My Great-Grandmother's Handiwork
Talking to you about how important it was for you to write honestly on your blog, I thought I'd try the same about some of the shameful behaviours I had as a kid. I think I felt that these things justified the way my family treated me. I knew it was wrong. They made fun of me for it. But I could not in any way stop it. You understand this all too well.
This is my grandmother's mother's quilt. She stitched, by hand, thousands and thousands of 3 mm stitches to make it. It is on my bed right now. Her gift to me, keeping me warm at night.
What else has she given me? TL says that emotional problems and sickness magnifies with each successive generation until it is stopped. That eventually things get worse and worse until it gets to the person who is crushed under the weight of it all. And they get help or else.
I remember: One Saturday afternoon in the fall when I was ten. I had just finished vacuuming and dusting the living room and cleaning the hall bathroom. I used carpet fresh on the gold shag carpet and so the house smelled of old church-ladies armpits. Today was also the Saturday, because my mother and I were not going to Owen Sound, that I would clean my Barbie Dolls. I had 33 of them spread over two houses. They were dressed and posed in the houses, lounging in bed or sitting on the couch.
I never, ever, played with these dolls. The only time they were ever ever touched was on cleaning day. This was the day, once a month, where I would lift the clear plastic dust cloth off the houses and gingerly remove each doll so that I could dust and clean the houses and the dolls.
The process was extensive. First of all, before I could touch the houses I had to thoroughly clean my own room and make sure my bedding was clean.
Then I would have to go to the hall bathroom and wash my hands with very hot water. Only then could I remove the dust covers from the houses and carefully place them over my closet door.
Then, of course, I would need to return to the bathroom and wash my hands with very hot water. Next, I would I remove the dolls and place them, in order of importance (loosely based on cost and time I had owned them, with the oldest dolls ranked as most important trumped only by expensive collector series dolls) on my (clean) bed.

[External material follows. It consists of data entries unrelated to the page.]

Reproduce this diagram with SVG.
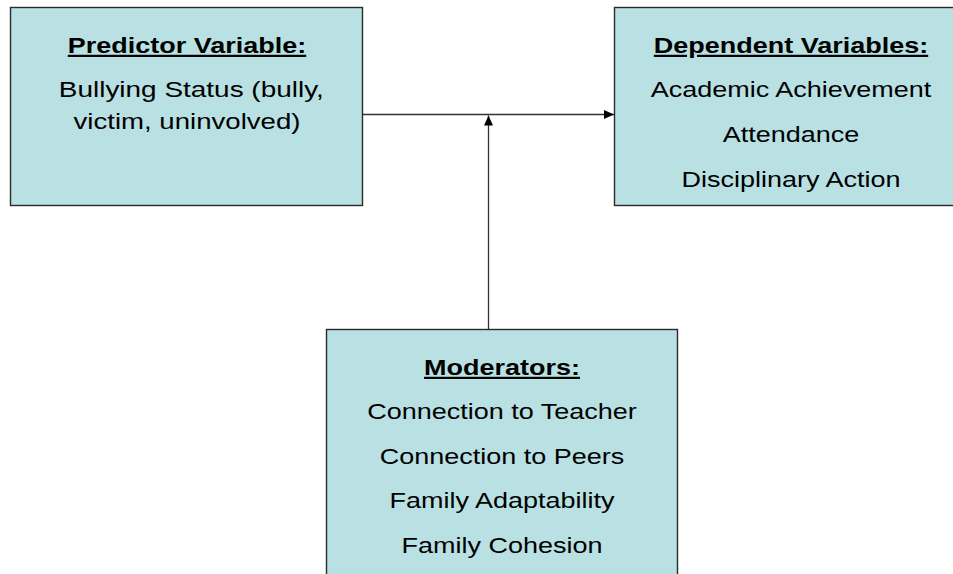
<svg xmlns="http://www.w3.org/2000/svg" width="953" height="574" viewBox="0 0 953 574">
<style>
.box{fill:#B9E0E3;stroke:#2a2a2a;stroke-width:1.4}
.t{font-family:"Liberation Sans",Arial,sans-serif;font-size:22px;fill:#000;text-anchor:middle}
.h{font-weight:bold;text-decoration:underline}
.conn{stroke:#333;stroke-width:1.3;fill:none}
</style>
<defs>
<marker id="arr" markerUnits="userSpaceOnUse" markerWidth="12" markerHeight="10" refX="10" refY="4.5" orient="auto">
<path d="M0,0 L10,4.5 L0,9 Z" fill="#000"/>
</marker>
</defs>
<rect width="953" height="574" fill="#fff"/>
<g id="connectors">
<line class="conn" x1="362.5" y1="114.5" x2="614" y2="114.5" marker-end="url(#arr)"/>
<line class="conn" x1="488.5" y1="329" x2="488.5" y2="115.5" marker-end="url(#arr)"/>
</g>
<g id="predictor">
<rect class="box" x="10.5" y="7.5" width="352" height="198"/>
<g transform="translate(187 0) scale(1.227 1)">
<text class="t h" x="0" y="53">Predictor Variable:</text>
<text class="t" x="3.5" y="97" textLength="216" lengthAdjust="spacingAndGlyphs">Bullying Status (bully,</text>
<text class="t" x="0" y="129" textLength="185" lengthAdjust="spacingAndGlyphs">victim, uninvolved)</text>
</g>
</g>
<g id="dependent">
<rect class="box" x="614.5" y="7.5" width="352" height="198"/>
<g transform="translate(791 0) scale(1.227 1)">
<text class="t h" x="0" y="53">Dependent Variables:</text>
<text class="t" x="0" y="97">Academic Achievement</text>
<text class="t" x="0" y="142">Attendance</text>
<text class="t" x="0" y="187">Disciplinary Action</text>
</g>
</g>
<g id="moderators">
<rect class="box" x="326.5" y="329.5" width="351" height="260"/>
<g transform="translate(502 0) scale(1.227 1)">
<text class="t h" x="0" y="375">Moderators:</text>
<text class="t" x="0" y="419">Connection to Teacher</text>
<text class="t" x="0" y="464">Connection to Peers</text>
<text class="t" x="0" y="508">Family Adaptability</text>
<text class="t" x="0" y="553">Family Cohesion</text>
</g>
</g>
</svg>
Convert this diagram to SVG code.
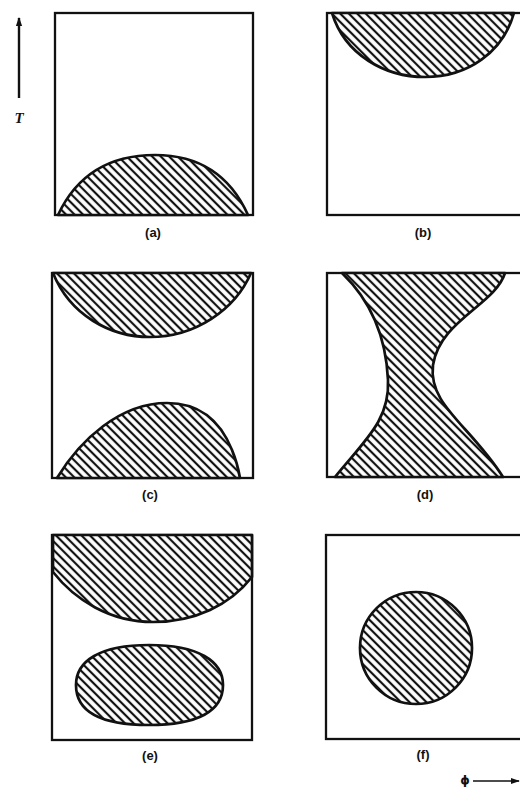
<svg xmlns="http://www.w3.org/2000/svg" width="520" height="787" viewBox="0 0 520 787">
<style>
.box{fill:none;stroke:#111;stroke-width:2.3}
.sh{fill:url(#hatch);stroke:#111;stroke-width:2.7;stroke-linejoin:round}
.lbl{font-family:"Liberation Sans",Arial,sans-serif;font-weight:bold;font-size:13px;fill:#111;text-anchor:middle}
.ax{font-family:"Liberation Serif","Times New Roman",serif;font-weight:bold;font-style:italic;font-size:15px;fill:#111;text-anchor:middle}
.phi{font-family:"DejaVu Sans","Liberation Sans",sans-serif;font-weight:bold;font-size:12px;fill:#111;text-anchor:middle}
</style>
<defs>
<pattern id="hatch" patternUnits="userSpaceOnUse" width="6" height="6" patternTransform="rotate(45)">
<rect width="6" height="6" fill="#fff"/>
<line x1="0" y1="3" x2="6" y2="3" stroke="#111" stroke-width="2.2"/>
</pattern>
<marker id="ah" viewBox="0 0 10 10" refX="9" refY="5" markerWidth="9" markerHeight="9" orient="auto" markerUnits="userSpaceOnUse">
<path d="M0,1.5 L10,5 L0,8.5 Z" fill="#111"/>
</marker>
</defs>
<rect width="520" height="787" fill="#fff"/>

<g id="axis-T">
<line x1="19" y1="98" x2="19" y2="18" stroke="#111" stroke-width="2.4" marker-end="url(#ah)"/>
<text class="ax" x="19" y="123">T</text>
</g>

<g id="panel-a">
<rect class="box" x="55" y="13" width="198" height="202"/>
<path class="sh" d="M58,215 C80,168 118,155 155,155 C198,155 230,175 248,215 Z"/>
<text class="lbl" x="153" y="237">(a)</text>
</g>

<g id="panel-b">
<rect class="box" x="327" y="13" width="200" height="202"/>
<path class="sh" d="M332,13 C345,55 385,77 425,77 C468,77 503,52 514,13 Z"/>
<text class="lbl" x="423" y="237">(b)</text>
</g>

<g id="panel-c">
<rect class="box" x="52" y="273" width="201" height="205"/>
<path class="sh" d="M53,273 L251,273 C235,310 195,337 150,337 C110,337 70,315 53,273 Z"/>
<path class="sh" d="M57,478 C80,440 120,403 167,403 C200,403 220,420 232,450 C237,462 239,472 240,478 Z"/>
<text class="lbl" x="150" y="499">(c)</text>
</g>

<g id="panel-d">
<rect class="box" x="327" y="273" width="200" height="204"/>
<path class="sh" d="M342,273 L505,273 C495,305 440,320 433,365 C428,405 470,425 503,477 L335,477 C365,440 390,420 388,380 C386,335 370,300 342,273 Z"/>
<text class="lbl" x="425" y="499">(d)</text>
</g>

<g id="panel-e">
<rect class="box" x="52" y="535" width="200" height="205"/>
<path class="sh" d="M53,535 L252,535 L252,577 C230,605 195,622 153,622 C110,622 75,600 53,572 Z"/>
<path class="sh" d="M149,645 C198,645 223,661 223,685 C223,711 198,725 149,725 C100,725 76,711 76,685 C76,661 100,645 149,645 Z"/>
<text class="lbl" x="150" y="760">(e)</text>
</g>

<g id="panel-f">
<rect class="box" x="326" y="535" width="200" height="204"/>
<circle class="sh" cx="416" cy="648" r="56"/>
<text class="lbl" x="423" y="759">(f)</text>
</g>

<g id="axis-phi">
<text class="phi" x="465" y="784">ϕ</text>
<line x1="473" y1="781" x2="519" y2="781" stroke="#111" stroke-width="1.6" marker-end="url(#ah)"/>
</g>
</svg>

Then I had to wash my hands. Finally, I could dust and vacuum (using a Barbie vacuum) the dollhouses.
Then I had to wash my hands and change my clothes. Then I re-dressed the dolls.
Then I washed my hands. Then I re-posed the dolls in the house into new, fascinating dioramas. For example, my one Ken doll would now be naked except for a pink see-through apron and he would be placed at the ironing board. When I was finished this process I carefully replaced the dust covers, cringing if any of the outside parts touched the inside of the house (and stopping to wash hands/re-clean that area), and
return to the bathroom to wash my hands and breathe a sigh of relief. I was done.
My Barbie’s were my most high maintenance toys. All of my other toys I kept wrapped in pillowcases within garbage bags within my closet so they did not have to get dusted.
No one else ever touched these toys or saw them. When they asked to see them I might grudgingly let them peek at the cheek of a Cabbage Patch Doll or leg of a Wrinkle Puppet but that was all. And I would rerun that moment anxiously that night as I listened to right-wing talk-radio from Boston in my headphones.
Great-Grandma, this is how I played.